Book coverThis is the book of disasters and diseases that I brought along on my recent vacation and kind of kind of hamstrung my enjoyment of said vacation. This book is basically a year-by-year encyclopedia of bad things happening in history. You can basically break the things up into categories like Natural Disasters, War, Disease, and Accidents with some lesser incidents sprinkled in. It’s in chronological order, so it is a bit light on the earlier material but picks up steam and dedicates more pages to individual years as modernity occurs. Kind of like the pacing of a Civilization IV game, as a matter of fact. And many of the paragraph or multi-paragraph accounts have a zinger at the end that most of the time does not zing and just represents a bit of “We know better now” thinking which was bad enough in 2000–a revised edition would be unreadable.

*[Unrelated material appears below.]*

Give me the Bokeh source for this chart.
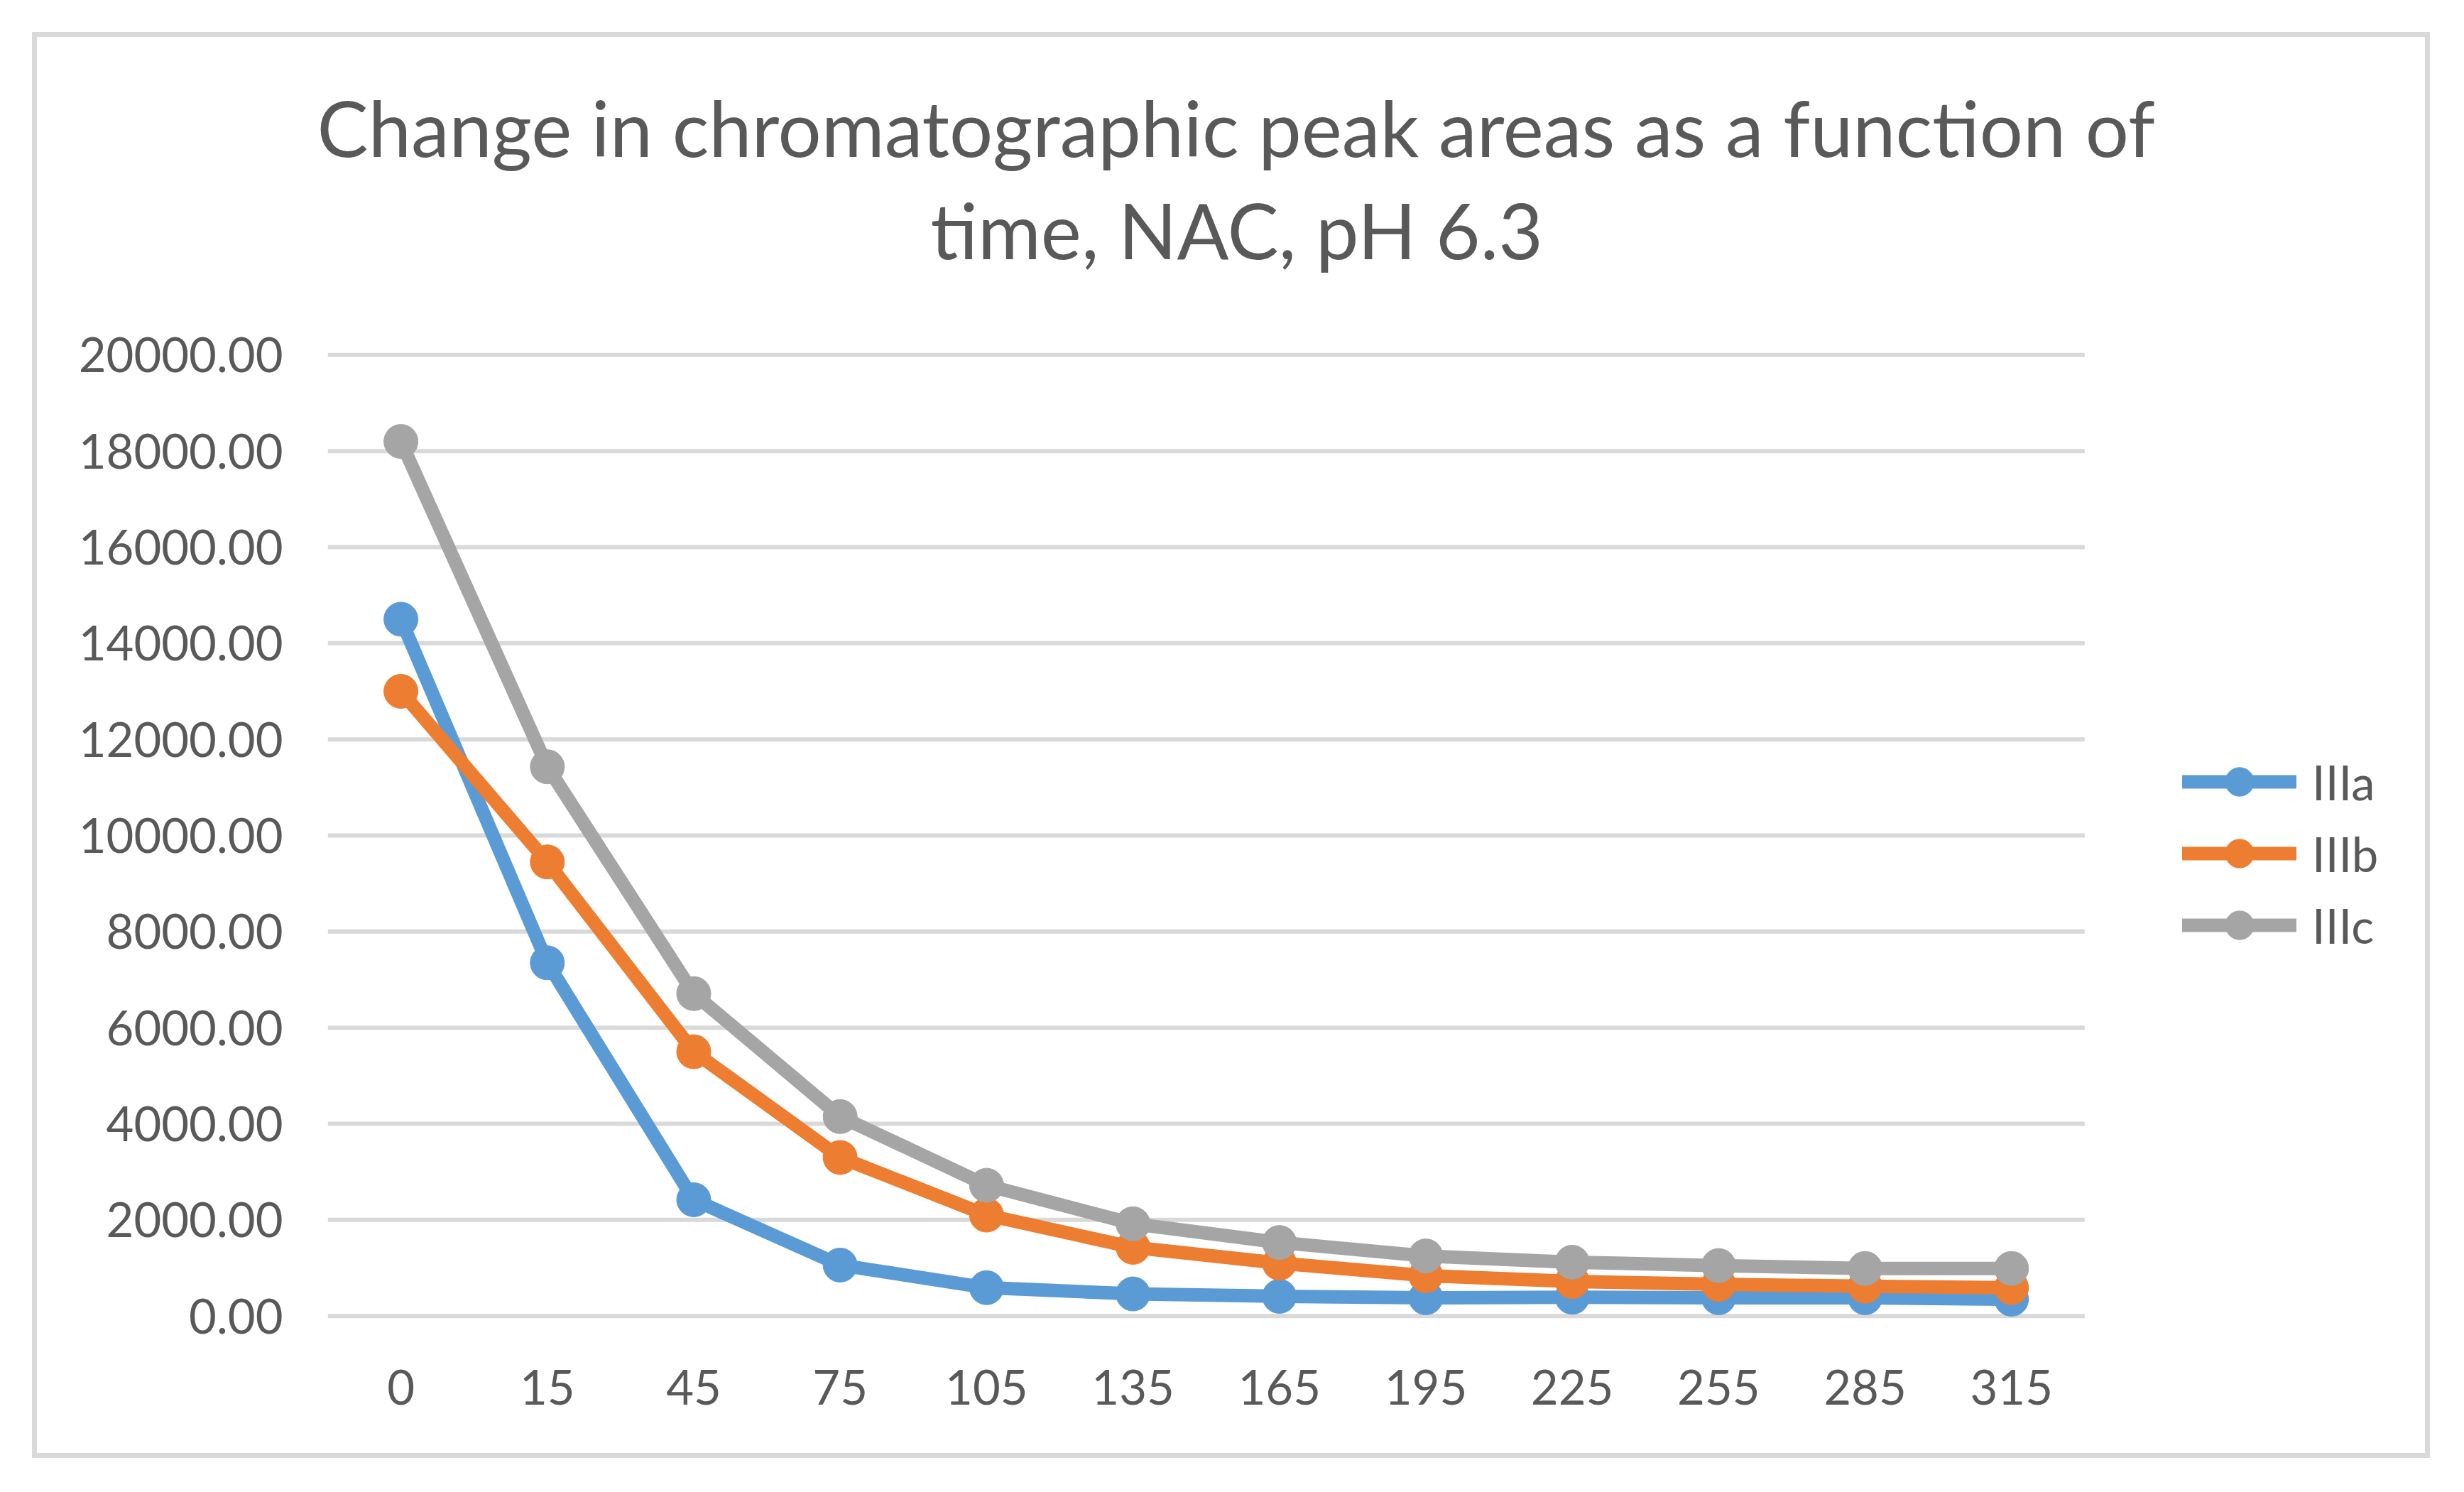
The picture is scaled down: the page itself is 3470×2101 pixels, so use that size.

As the book stems from 2000, we don’t get accounts of the presidential recounts of 2000 (the impeachment of Clinton is included along side with natural disasters that killed hundreds of thousands or diseases that killed millions). Also missing because of the impossibility of time travel: the attacks of 2001 (although the bombing of the World Trade Center in 1993 makes its appearance); a couple of earthquakes in Iran that killed tens of thousands; the 2004 tsunami in Indonesia; the long wars in Iraq and Afghanistan; the presidency of Trump (which the authors might be inclined to include in a revised edition); and, of course, the COVID infections which the press and certain elements of society continue to press as a Big Deal, seriously you guys an Extinction Level Event.

So, yeah, not a fun read, really, and the numbers overwhelmed me too much to retain much for trivia nights should such a thing ever occur again.

One could read it as a bit of an Optimist’s Guide to the Present, though; biblical disasters killed many thousands of people at a go in the old days, with earthquakes, tsunamis, and hurricanes leveling entire cities routinely. At least in the West and certainly in the United States, we have some deaths from such events, but one can mark the difference between the 1906 and the 1987 earthquakes in California; the latter caused less damage and substantially fewer deaths. And in the old days, fires routinely burned cities to ash or portions thereof, including London, Boston, and Chicago, sometimes many times, once every decade or so. Our fires are much more contained now.

Not what I needed to start a vacation, for sure. Perhaps I should have taken some movie tie-in paperbacks instead.